Bryan Sanderson, the departing chair of the Learning and Skills Council, talks to Steve Hook about why it pays to be hard headed
Bryan Sanderson holds the distinction of having been chairman of Britain's largest company as well as its biggest-spending quango. When he steps down from the Learning and Skills Council this summer, it is far from certain that the former chairman of BP will be lost to further education.
"I would like to work in the public sector again," he says. "And I think I would like it to be in FE. I am a convert to the sector - it is under-valued and under-rewarded."
In between his current duties as chairman of Bupa, the healthcare provider, the job has taken up around two days a week of his time. He is also about to become chairman of Standard Chartered Bank.
Having followed the school and university route, he admits the LSC post has relieved him of his ignorance of what, in some quarters, is still referred to as the "Cinderella sector".
But his enthusiasm for FE's role in narrowing the economic divide - the subject of many impassioned conference speeches - is underpinned by a hard-headed business philosophy.
His attitude is of the proverbial omelette and egg variety. Put crudely, if you want your organisation to flourish, you have to get rid of people from time to time.
BP and Bupa each have regular dealings with the public sector, and Mr Sanderson's scepticism about the machinations of government is undiminished.
"There are so many levers to pull," he says. "Processes are antiquated. I would argue the civil service, and the public sector in general, has really not adjusted to the age of information technology. It is 30 years behind.
"What has developed is frozen in aspic. There is a complex set of bureaucratic practices which is almost totally resistant to change."
But he thinks the LSC, working through 47 local offices and a national office in Coventry, has set a higher standard than other parts of the public sector.
The number of administrative staff has been reduced, while the budget has increased. As Mr Sanderson put it: "You don't move on unless you change and people are got rid of."
When he took up the post in 2000, he had the task of starting the organisation from scratch. Like many observers, he was perplexed by the complex way in which cash was distributed by the Further Education Funding Council, which the LSC was to replace. The decision by ministers to have 47 local LSCs was, in his view, "not a bad shot".
He believes the formula is working. The organisation has been entrusted with an unprecedented amount of money and he feels the Department for Education and Skills will be rewarded for its trust, as long as its expectations are realistic.
"We are not going to achieve all of our targets but we have made progress on most of them, and we are moving in the right direction. Level 2 is the most obstinate and needs working on."
Despite the LSC's size, and its responsibility for vocational training, it remains relatively obscure to the public - and even to the businesses it serves.
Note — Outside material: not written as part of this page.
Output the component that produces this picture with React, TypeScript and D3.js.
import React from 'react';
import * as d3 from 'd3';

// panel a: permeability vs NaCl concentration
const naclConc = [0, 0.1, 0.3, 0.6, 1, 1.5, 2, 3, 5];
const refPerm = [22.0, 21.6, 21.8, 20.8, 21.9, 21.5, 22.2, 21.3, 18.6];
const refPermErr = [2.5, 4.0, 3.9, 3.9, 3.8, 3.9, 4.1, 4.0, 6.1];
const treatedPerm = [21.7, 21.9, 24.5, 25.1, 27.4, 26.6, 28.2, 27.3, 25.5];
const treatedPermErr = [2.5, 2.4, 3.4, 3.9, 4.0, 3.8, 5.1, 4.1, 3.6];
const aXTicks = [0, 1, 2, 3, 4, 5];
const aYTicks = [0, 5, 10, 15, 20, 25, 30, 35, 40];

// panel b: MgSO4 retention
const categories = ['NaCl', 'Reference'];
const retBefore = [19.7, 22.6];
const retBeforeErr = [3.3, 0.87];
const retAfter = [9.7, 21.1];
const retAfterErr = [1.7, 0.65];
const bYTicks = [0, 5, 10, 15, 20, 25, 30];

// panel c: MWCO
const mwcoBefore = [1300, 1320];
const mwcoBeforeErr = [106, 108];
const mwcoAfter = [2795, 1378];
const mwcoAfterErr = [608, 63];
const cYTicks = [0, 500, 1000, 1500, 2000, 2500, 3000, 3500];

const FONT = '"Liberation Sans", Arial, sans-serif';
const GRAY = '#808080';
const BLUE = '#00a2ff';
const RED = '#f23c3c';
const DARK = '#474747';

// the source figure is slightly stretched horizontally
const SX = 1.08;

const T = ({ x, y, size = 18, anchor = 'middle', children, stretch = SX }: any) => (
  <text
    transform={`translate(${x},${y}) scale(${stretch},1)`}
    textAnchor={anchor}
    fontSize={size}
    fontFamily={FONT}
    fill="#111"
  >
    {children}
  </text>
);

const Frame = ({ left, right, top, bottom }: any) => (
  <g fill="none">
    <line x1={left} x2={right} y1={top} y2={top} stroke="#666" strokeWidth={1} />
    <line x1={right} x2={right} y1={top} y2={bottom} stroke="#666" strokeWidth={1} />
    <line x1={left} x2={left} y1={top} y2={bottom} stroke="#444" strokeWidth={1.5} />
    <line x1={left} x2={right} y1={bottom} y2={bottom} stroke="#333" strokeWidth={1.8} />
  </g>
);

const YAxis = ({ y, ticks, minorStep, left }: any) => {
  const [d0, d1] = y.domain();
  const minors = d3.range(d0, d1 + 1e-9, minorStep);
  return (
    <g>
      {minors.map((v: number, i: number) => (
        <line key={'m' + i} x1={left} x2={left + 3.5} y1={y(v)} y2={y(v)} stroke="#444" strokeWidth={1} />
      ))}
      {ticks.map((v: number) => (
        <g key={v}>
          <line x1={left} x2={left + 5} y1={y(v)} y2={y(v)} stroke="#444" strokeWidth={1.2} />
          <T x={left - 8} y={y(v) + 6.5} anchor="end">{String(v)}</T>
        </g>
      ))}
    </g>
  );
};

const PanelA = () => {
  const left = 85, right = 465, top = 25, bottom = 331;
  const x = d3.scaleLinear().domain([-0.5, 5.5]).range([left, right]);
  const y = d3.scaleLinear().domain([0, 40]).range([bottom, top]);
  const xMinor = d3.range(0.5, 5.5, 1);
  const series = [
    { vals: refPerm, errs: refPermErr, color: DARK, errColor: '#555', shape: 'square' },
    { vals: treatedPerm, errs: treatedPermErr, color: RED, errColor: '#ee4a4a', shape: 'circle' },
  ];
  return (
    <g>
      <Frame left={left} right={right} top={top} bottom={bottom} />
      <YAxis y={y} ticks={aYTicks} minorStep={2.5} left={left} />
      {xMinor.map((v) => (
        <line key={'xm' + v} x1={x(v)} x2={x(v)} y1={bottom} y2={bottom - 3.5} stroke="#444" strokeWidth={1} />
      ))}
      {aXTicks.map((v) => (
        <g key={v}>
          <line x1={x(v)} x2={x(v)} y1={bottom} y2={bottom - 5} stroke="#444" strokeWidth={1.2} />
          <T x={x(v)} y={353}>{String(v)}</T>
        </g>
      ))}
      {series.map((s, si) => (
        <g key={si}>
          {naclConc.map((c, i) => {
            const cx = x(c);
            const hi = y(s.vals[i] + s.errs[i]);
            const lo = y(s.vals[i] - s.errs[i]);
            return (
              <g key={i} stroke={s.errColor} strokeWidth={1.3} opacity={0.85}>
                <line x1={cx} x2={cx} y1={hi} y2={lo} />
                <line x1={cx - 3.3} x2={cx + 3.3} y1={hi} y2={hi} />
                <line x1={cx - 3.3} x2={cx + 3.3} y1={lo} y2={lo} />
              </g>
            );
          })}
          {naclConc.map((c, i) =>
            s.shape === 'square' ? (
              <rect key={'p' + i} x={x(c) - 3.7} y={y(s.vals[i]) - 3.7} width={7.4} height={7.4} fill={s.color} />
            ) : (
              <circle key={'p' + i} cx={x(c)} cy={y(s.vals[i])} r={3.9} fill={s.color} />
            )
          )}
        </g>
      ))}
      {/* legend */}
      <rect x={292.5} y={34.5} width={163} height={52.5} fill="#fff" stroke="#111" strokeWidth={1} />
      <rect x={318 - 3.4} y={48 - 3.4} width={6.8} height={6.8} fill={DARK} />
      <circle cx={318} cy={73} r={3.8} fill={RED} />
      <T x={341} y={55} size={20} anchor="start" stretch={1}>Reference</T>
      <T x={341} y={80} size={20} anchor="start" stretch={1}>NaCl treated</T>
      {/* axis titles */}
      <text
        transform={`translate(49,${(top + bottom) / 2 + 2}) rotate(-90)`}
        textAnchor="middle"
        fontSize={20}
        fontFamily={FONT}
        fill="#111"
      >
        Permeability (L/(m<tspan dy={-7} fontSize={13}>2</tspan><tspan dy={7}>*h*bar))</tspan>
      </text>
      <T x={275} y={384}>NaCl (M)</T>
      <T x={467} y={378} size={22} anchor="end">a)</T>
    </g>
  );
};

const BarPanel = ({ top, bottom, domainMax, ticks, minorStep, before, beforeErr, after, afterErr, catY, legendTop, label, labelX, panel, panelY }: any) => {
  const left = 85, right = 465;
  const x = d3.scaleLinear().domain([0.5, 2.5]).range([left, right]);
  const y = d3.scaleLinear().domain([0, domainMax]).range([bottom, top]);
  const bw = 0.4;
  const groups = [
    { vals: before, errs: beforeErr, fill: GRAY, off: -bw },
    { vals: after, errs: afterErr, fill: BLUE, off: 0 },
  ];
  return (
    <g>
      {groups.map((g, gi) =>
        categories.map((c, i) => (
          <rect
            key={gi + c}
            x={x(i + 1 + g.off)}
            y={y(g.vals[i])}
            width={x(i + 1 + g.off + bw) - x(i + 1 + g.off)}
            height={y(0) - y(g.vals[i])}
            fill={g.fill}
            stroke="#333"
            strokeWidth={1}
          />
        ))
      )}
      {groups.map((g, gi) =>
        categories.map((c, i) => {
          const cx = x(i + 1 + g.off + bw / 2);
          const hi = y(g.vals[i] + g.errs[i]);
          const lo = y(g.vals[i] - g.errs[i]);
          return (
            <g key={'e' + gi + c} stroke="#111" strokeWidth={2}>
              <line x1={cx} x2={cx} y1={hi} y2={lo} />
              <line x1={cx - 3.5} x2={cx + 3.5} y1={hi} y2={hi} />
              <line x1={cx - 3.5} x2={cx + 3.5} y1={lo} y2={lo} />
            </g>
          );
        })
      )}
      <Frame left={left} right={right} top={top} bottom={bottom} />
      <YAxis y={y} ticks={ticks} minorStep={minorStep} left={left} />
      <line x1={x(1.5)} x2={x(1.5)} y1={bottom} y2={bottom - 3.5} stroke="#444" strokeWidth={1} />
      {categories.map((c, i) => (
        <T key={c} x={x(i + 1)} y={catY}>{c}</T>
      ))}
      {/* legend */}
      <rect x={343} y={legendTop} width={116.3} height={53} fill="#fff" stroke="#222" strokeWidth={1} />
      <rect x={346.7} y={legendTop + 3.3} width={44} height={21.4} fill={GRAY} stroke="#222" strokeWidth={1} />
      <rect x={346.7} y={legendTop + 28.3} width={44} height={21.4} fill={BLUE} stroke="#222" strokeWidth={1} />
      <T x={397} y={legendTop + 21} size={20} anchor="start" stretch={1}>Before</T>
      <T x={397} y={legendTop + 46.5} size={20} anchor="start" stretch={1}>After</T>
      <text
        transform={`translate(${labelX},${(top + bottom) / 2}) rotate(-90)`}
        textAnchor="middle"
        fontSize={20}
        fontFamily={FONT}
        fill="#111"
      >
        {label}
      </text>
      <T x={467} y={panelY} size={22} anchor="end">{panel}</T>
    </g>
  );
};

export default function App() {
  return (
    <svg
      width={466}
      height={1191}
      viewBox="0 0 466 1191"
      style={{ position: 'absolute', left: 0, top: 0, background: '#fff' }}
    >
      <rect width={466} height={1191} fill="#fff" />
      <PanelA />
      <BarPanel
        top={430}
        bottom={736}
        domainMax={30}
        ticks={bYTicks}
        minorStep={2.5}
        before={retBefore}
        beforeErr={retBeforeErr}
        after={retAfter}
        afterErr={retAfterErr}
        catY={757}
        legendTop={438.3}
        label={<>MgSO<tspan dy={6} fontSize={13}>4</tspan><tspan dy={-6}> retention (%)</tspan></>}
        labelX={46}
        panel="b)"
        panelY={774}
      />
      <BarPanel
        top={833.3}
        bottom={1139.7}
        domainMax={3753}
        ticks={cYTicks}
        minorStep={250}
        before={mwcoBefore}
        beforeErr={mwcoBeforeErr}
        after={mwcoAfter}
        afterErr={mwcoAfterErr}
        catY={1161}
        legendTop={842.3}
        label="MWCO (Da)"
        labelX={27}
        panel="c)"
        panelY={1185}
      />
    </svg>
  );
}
Mr Sanderson is relaxed about this.
"Probably not a lot of them know about us," he says. "But I am not concerned about that. At the outset I felt we have to decide whether we are going to be a Shell or a Unilever."
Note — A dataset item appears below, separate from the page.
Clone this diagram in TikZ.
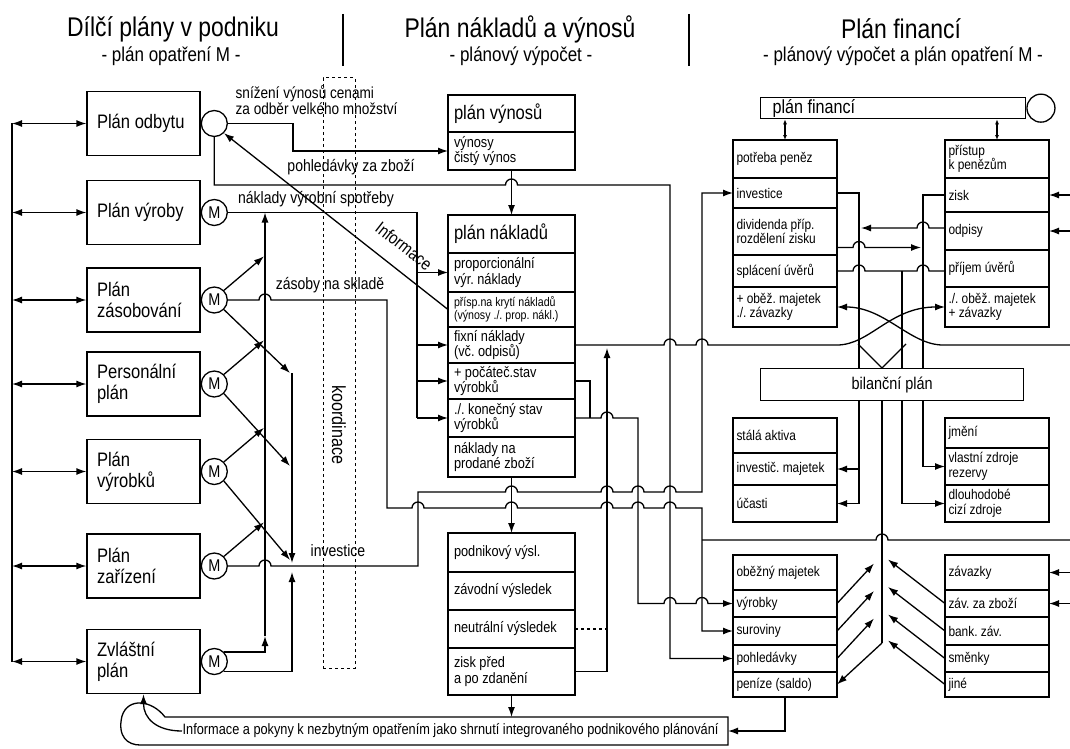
\documentclass[tikz,border=0pt]{standalone}
\usepackage{fontspec}
\setmainfont{Liberation Sans}[FakeStretch=0.85]
\usetikzlibrary{positioning,arrows.meta,calc}
\frenchspacing

\newcommand{\hdfont}{\fontsize{27}{29}\selectfont}
\newcommand{\subhdfont}{\fontsize{20}{22}\selectfont}
\newcommand{\planfont}{\fontsize{19.5}{21}\selectfont}
\newcommand{\mfont}{\fontsize{17}{17}\selectfont}
\newcommand{\boxhdfont}{\fontsize{19.5}{19.5}\selectfont}
\newcommand{\cellfont}{\fontsize{15}{15.5}\selectfont}
\newcommand{\smallcellfont}{\fontsize{12.5}{13.5}\selectfont}
\newcommand{\finfont}{\fontsize{14}{14.5}\selectfont}
\newcommand{\notefont}{\fontsize{16.5}{16}\selectfont}
\newcommand{\infofont}{\fontsize{15}{15}\selectfont}

\begin{document}
\begin{tikzpicture}[x=1pt, y=-1pt, line width=1.3pt,
    >={Latex[length=10pt,width=7pt]},
    plan/.style={draw, minimum width=113pt, minimum height=64pt, text width=93pt, inner xsep=10pt, align=flush left, font=\planfont},
    mcirc/.style={draw, circle, minimum size=26pt, inner sep=0pt, font=\mfont},
    cell/.style={draw, outer sep=0pt, inner ysep=1pt, align=flush left},
    midcell/.style={cell, text width=115pt, inner xsep=6pt, font=\cellfont},
    fincell/.style={cell, text width=97pt, inner xsep=3.5pt, font=\finfont},
    note/.style={inner sep=1pt, font=\notefont},
    hop/.style={insert path={arc[start angle=180,end angle=360,radius=6]}},
    hopl/.style={insert path={arc[start angle=0,end angle=-180,radius=6]}}]
    \useasboundingbox (0,0) rectangle (1070,749);

    % headings
    \node[font=\hdfont] (hPodnik) at (173,29) {Dílčí plány v podniku};
    \node[font=\subhdfont] (sPodnik) at (171,56) {- plán opatření M -};
    \node[font=\hdfont] (hNaklady) at (520,29) {Plán nákladů a výnosů};
    \node[font=\subhdfont] (sNaklady) at (521,56) {- plánový výpočet -};
    \node[font=\hdfont] (hFinance) at (901,29) {Plán financí};
    \node[font=\subhdfont] (sFinance) at (903,56) {- plánový výpočet a plán opatření M -};
    \draw (343,14) -- (343,66);
    \draw (689,14) -- (689,66);

    % coordination strip
    \node[draw, dashed, line width=1pt, minimum width=32pt, minimum height=590pt] (koord) at (339,373) {};
    \node[rotate=-90, font=\fontsize{19}{19}\selectfont] (lblKoord) at (339,425) {koordinace};

    % partial plans
    \node[plan] (odbyt) at (143.5,123.5) {Plán odbytu};
    \node[plan] (vyroby) at (143.5,212.5) {Plán výroby};
    \node[plan] (zasob) at (143.5,300) {Plán\\zásobování};
    \node[plan] (pers) at (143.5,384) {Personální\\plán};
    \node[plan] (vyrobku) at (143.5,471.5) {Plán\\výrobků};
    \node[plan] (zariz) at (143.5,566) {Plán\\zařízení};
    \node[plan] (zvl) at (143.5,661.5) {Zvláštní\\plán};
    \node[mcirc, right=0pt of odbyt] (cOdbyt) {};
    \node[mcirc, right=0pt of vyroby] (mVyroby) {M};
    \node[mcirc, right=0pt of zasob] (mZasob) {M};
    \node[mcirc, right=0pt of pers] (mPers) {M};
    \node[mcirc, right=0pt of vyrobku] (mVyrobku) {M};
    \node[mcirc, right=0pt of zariz] (mZariz) {M};
    \node[mcirc, right=0pt of zvl] (mZvl) {M};

    \coordinate (bus) at (12,0);
    \coordinate (vx) at (265,0);
    \coordinate (dx) at (292,0);
    \coordinate (sp) at (417,0);
    \draw (odbyt.west -| bus) -- (zvl.west -| bus);
    \foreach \p in {odbyt,vyroby,zasob,pers,vyrobku,zariz,zvl}
      \draw[<->] (\p.west -| bus) -- (\p.west);

    % cost and revenue plan
    \node[midcell, font=\boxhdfont, minimum height=37pt, anchor=north west] (pvyn) at (448,95) {plán výnosů};
    \node[midcell, minimum height=38pt, below=0pt of pvyn] (vynosy) {výnosy\\čistý výnos};
    \node[midcell, font=\boxhdfont, minimum height=38pt, anchor=north west] (pnakl) at (448,215) {plán nákladů};
    \node[midcell, minimum height=39pt, below=0pt of pnakl] (prop) {proporcionální\\výr. náklady};
    \node[midcell, font=\smallcellfont, minimum height=35pt, below=0pt of prop] (prisp) {přísp.na krytí nákladů\\(výnosy ./. prop. nákl.)};
    \node[midcell, minimum height=36pt, below=0pt of prisp] (fixni) {fixní náklady\\(vč. odpisů)};
    \node[midcell, minimum height=36pt, below=0pt of fixni] (pocat) {+ počáteč.stav\\výrobků};
    \node[midcell, minimum height=38pt, below=0pt of pocat] (konec) {./. konečný stav\\výrobků};
    \node[midcell, minimum height=40pt, below=0pt of konec] (prodane) {náklady na\\prodané zboží};
    \node[midcell, minimum height=39pt, anchor=north west] (podnik) at (448,533) {podnikový výsl.};
    \node[midcell, minimum height=38pt, below=0pt of podnik] (zavod) {závodní výsledek};
    \node[midcell, minimum height=38pt, below=0pt of zavod] (neutr) {neutrální výsledek};
    \node[midcell, minimum height=47pt, below=0pt of neutr] (zpred) {zisk před\\a po zdanění};

    % financial plan
    \node[draw, minimum width=265pt, minimum height=21pt, inner ysep=0pt, inner xsep=12pt, text width=241pt, align=flush left, font=\fontsize{19}{19}\selectfont, anchor=north west] (pf) at (760,97) {plán financí};
    \node[draw, circle, minimum size=28pt, inner sep=0pt, right=0pt of pf] (cPf) {};
    \node[fincell, minimum height=38pt, anchor=north west] (potreba) at (733,140) {potřeba peněz};
    \node[fincell, minimum height=30pt, below=0pt of potreba] (inv) {investice};
    \node[fincell, minimum height=47pt, below=0pt of inv] (divid) {dividenda příp.\\rozdělení zisku};
    \node[fincell, minimum height=32pt, below=0pt of divid] (splac) {splácení úvěrů};
    \node[fincell, minimum height=40pt, below=0pt of splac] (oPlus) {+ oběž. majetek\\./. závazky};
    \node[fincell, minimum height=38pt, anchor=north west] (pristup) at (945,140) {přístup\\k penězům};
    \node[fincell, minimum height=34pt, below=0pt of pristup] (zisk) {zisk};
    \node[fincell, minimum height=38pt, below=0pt of zisk] (odpisy) {odpisy};
    \node[fincell, minimum height=37pt, below=0pt of odpisy] (prijem) {příjem úvěrů};
    \node[fincell, minimum height=40pt, below=0pt of prijem] (oMinus) {./. oběž. majetek\\+ závazky};

    \node[fincell, minimum height=35pt, anchor=north west] (stala) at (733,418) {stálá aktiva};
    \node[fincell, minimum height=32pt, below=0pt of stala] (invmaj) {investič. majetek};
    \node[fincell, minimum height=37pt, below=0pt of invmaj] (ucast) {účasti};
    \node[fincell, minimum height=30pt, anchor=north west] (jmeni) at (945,418) {jmění};
    \node[fincell, minimum height=37pt, below=0pt of jmeni] (vlast) {vlastní zdroje\\rezervy};
    \node[fincell, minimum height=37pt, below=0pt of vlast] (dlouh) {dlouhodobé\\cizí zdroje};

    \node[fincell, minimum height=35pt, anchor=north west] (obezny) at (733,555) {oběžný majetek};
    \node[fincell, minimum height=27pt, below=0pt of obezny] (vyrobky) {výrobky};
    \node[fincell, minimum height=28pt, below=0pt of vyrobky] (surov) {suroviny};
    \node[fincell, minimum height=27pt, below=0pt of surov] (pohl) {pohledávky};
    \node[fincell, minimum height=25pt, below=0pt of pohl] (penize) {peníze (saldo)};
    \node[fincell, minimum height=35pt, anchor=north west] (zavazky) at (945,555) {závazky};
    \node[fincell, minimum height=27pt, below=0pt of zavazky] (zavzb) {záv. za zboží};
    \node[fincell, minimum height=28pt, below=0pt of zavzb] (bank) {bank. záv.};
    \node[fincell, minimum height=27pt, below=0pt of bank] (smenky) {směnky};
    \node[fincell, minimum height=25pt, below=0pt of smenky] (jine) {jiné};

    % labels on the flows
    \node[note, anchor=north west, align=flush left, font=\fontsize{16}{15}\selectfont] (lblSniz) at (234,84) {snížení výnosů cenami\\za odběr velkého množství};
    \node[note] (lblPohl) at (351,167) {pohledávky za zboží};
    \node[note] (lblSpotr) at (316,199) {náklady výrobní spotřeby};
    \node[note] (lblZasoby) at (330,285) {zásoby na skladě};
    \node[note] (lblInvest) at (338,551) {investice};
    \node[note, rotate=-38, font=\fontsize{17.5}{17.5}\selectfont] (lblInfo) at (404,246) {Informace};

    % flows out of the partial plans
    \draw[->] (cOdbyt.east) -| (293,151) -- (vynosy.west);
    \draw[->] (cOdbyt.south) |- (505.5,185) [hop] -- (670,185) |- (pohl.west);
    \draw[<-] (cOdbyt.south east) -- (prisp.west);
    \draw (mVyroby.east) -| (konec.west -| sp);
    \foreach \c in {prop,fixni,pocat,konec}
      \draw[->] (\c.west -| sp) -- (\c.west);
    \draw[->] (mZvl.north east) -| (265,636);
    \draw[->] (265,636) -- (mVyroby.east -| vx);
    \foreach \m in {mZasob,mPers,mVyrobku,mZariz}
      \draw[->] (\m.north east) -- ++(40,-34);
    \foreach \m/\y in {mZasob/373,mPers/466,mVyrobku/560}
      \draw[->] (\m.south east) -- (290,\y);
    \draw[->] (292,373) -- (292,563);
    \draw[->] (mZvl.south east) -| (292,572);
    \draw[->] (mZariz.east) -- (259,566) [hop] -- (418,566) -- (418,492) -- (505.5,492) [hop]
      -- (601,492) [hop] -- (632,492) [hop] -- (664,492) [hop] -- (702,492) |- (inv.west);
    \draw[->] (mZasob.east) -- (259,300) [hop] -- (387,300) -- (387,508) -- (412,508) [hop]
      -- (505.5,508) [hop] -- (601,508) [hop] -- (632,508) [hop] -- (664,508) [hop] -- (702,508) |- (surov.west);
    \draw (702,540) -- (876,540) [hop] -- (1070,540);

    % inside the cost plan
    \draw[->] (vynosy.south) -- (pnakl.north);
    \draw[->] (prodane.south) -- (podnik.north);
    \draw[->] (zpred.east) -| (607,348);
    \draw[dashed] (neutr.east) -- ++(32,0);
    \draw (pocat.east) -| (590,418);
    \draw[->] (konec.east) -- (601,418) [hop] -- (638,418) -- (638,603.5) -- (664,603.5) [hop]
      -- (696,603.5) [hop] -- (vyrobky.west);
    \draw[->] (fixni.east) -- (664,345) [hop] -- (696,345) [hop] -- (837,345)
      .. controls (870,345) and (890,307) .. (oMinus.west);
    \draw[->] (1070,345) -- (943,345) .. controls (910,345) and (885,307) .. (oPlus.east);

    % inside the financial plan
    \coordinate (xi) at (859,0);
    \coordinate (xb) at (882,0);
    \coordinate (xu) at (902,0);
    \coordinate (xk) at (923,0);
    \coordinate (edge) at (1070,0);
    \draw[<->, >={Latex[length=5pt,width=4pt]}] (potreba.north |- pf.south) -- (potreba.north);
    \draw[<->, >={Latex[length=5pt,width=4pt]}] (pristup.north |- pf.south) -- (pristup.north);
    \draw[->] (inv.east) -| (xi |- ucast.east) -- (ucast.east);
    \draw[->] (xi |- invmaj.east) -- (invmaj.east);
    \draw[->] ($(odpisy.west)+(0,-3)$) -- (929,228) [hopl] -- (861,228);
    \draw[->] ($(divid.east)+(0,16)$) -- (853,247.5) [hop] -- (921,247.5);
    \draw (splac.east) -- (853,271) [hop] -- (917,271) [hop] -- (prijem.west |- splac.east);
    \draw[->] (xu |- splac.east) |- (dlouh.west);
    \draw[->] (zisk.west) -| (xk |- vlast.west) -- (vlast.west);
    \foreach \c in {zisk,odpisy,zavazky,zavzb}
      \draw[->] (\c.east -| edge) -- (\c.east);
    \node[draw, fill=white, minimum width=263pt, minimum height=32pt, font=\fontsize{17}{17}\selectfont, anchor=north west] (bil) at (760,368) {bilanční plán};
    \draw (xb |- bil.north) -- (858,344);
    \draw (xb |- bil.north) -- (906,344);
    \draw (xb |- bil.south) -- (882,643);
    \draw[->] (882,643) -- (penize.east);
    \foreach \c in {vyrobky,surov,pohl}
      \draw[->] (\c.east) -- ++(37,-40);
    \foreach \c in {zavzb,bank,smenky,jine}
      \draw[->] (\c.west) -- ++(-57,-44);

    % closing loop back to the partial plans
    \coordinate (infoNW) at (165,717);
    \coordinate (infoNE) at (728,717);
    \coordinate (infoSE) at (728,745);
    \coordinate (infoSW) at (140,745);
    \node[inner sep=0pt, anchor=west, font=\infofont] (info) at (182,731) {Informace a pokyny k nezbytným opatřením jako shrnutí integrovaného podnikového plánování};
    \draw (infoNE) -- (infoNW) .. controls (152,700) and (128,697) .. (122,716)
      .. controls (117,737) and (128,745) .. (infoSW) -- (infoSE) -- cycle;
    \draw[->] (info.west) .. controls (156,731) and (143.5,718) .. (zvl.south);
    \draw[->] (zpred.south) -- (zpred.south |- infoNE);
    \draw[->] (penize.south) |- (728,731);
  \end{tikzpicture}
\end{document}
He believes the media's appetite for a balls-up and the politicians' desire to appear infallible is a straitjacket for public services.
He says: "We have got very risk-aware. So action is taken to protect the public at the best end, and politicians at the worst end. Mostly the former. There has to be more risk-taking.
"The key is to get the local LSCs to deliver. And we are getting confident enough to tackle the issues."
Looking back, he believes he has finished the job he was hired for - to act as midwife at the birth of the LSC.
"I think I got it going and held it together through a difficult start-up," he says. "It is not another public-sector disaster area like the Dome or anything to do with transport or defence."
You would expect Mr Sanderson to believe the public sector can learn from business, and he feels the voice of small firms particularly need to be heard more. But like many of its public-sector critics, he agrees the LSC doesn't need to hear from so many business people on local LSC boards.
He says: "The law says 40 per cent have to be business people and we have got about that. It is a high proportion.
"Education is so complex. Maybe you could have more sixth-form college and FE college people. But I would certainly not put business representation as high as 40 per cent."